Let's ignore all the major markets where Windows Phone is a pathetic also-ran and focus on the handful of smaller markets where it's doing modestly well. Actually, you know what? Let's just type up this Microsoft press release.

Windows Phone sales have largely been propelled by the low-end Nokia Lumia 520. Apple, in contrast, offers just old kit - the iPhone 4S - as its desultory budget offering.

What's the opposite of damning with faint praise? Because it seems to the Macalope to be demonstrably true that selling a few high-margin phones is better than selling a few low-margin phones.

Apple's strategy in the mobile sector, therefore, is reminiscent of its strategy in the 1980s - staying resolutely proprietary and premium.
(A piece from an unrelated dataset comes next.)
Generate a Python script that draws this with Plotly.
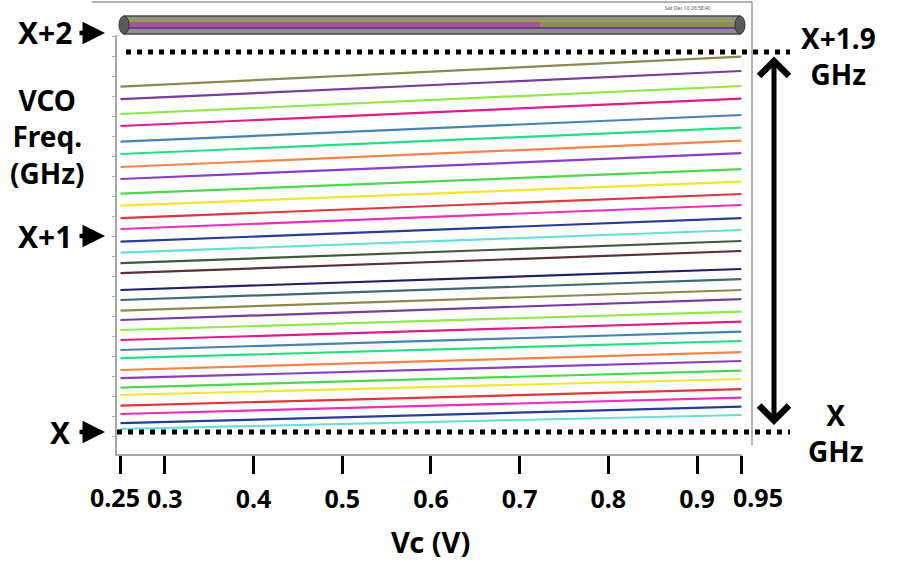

That, though, is a strategy of drift, one that will end in the same way: allowing nimbler, more price-competitive rivals to become the market standard.

What does Burton think is the threat to Apple's platform here? That developers will flee to the "standard" Android platform? The one with several kinds of Android and dozens of screen sizes on thousands of different devices? As the Macalope has pointed out time and time again, the money is, duh, in the platform that costs more. Also, development isn't anything like what it was in 1995. The tools are far more robust and readily available, as are developers themselves.

Yes, the phone and tablet markets are maturing and, yes, if Apple wants 25 percent or higher growth rates again it's going to need to move into new product categories (as Tim Cook keeps saying the company's going to do). What's funny about all this concern about Apple is that no one seems to have the same concern for any of its competitors. Why? Because the onus is on Apple to reinvent product categories. Other companies just have to copy what Apple does.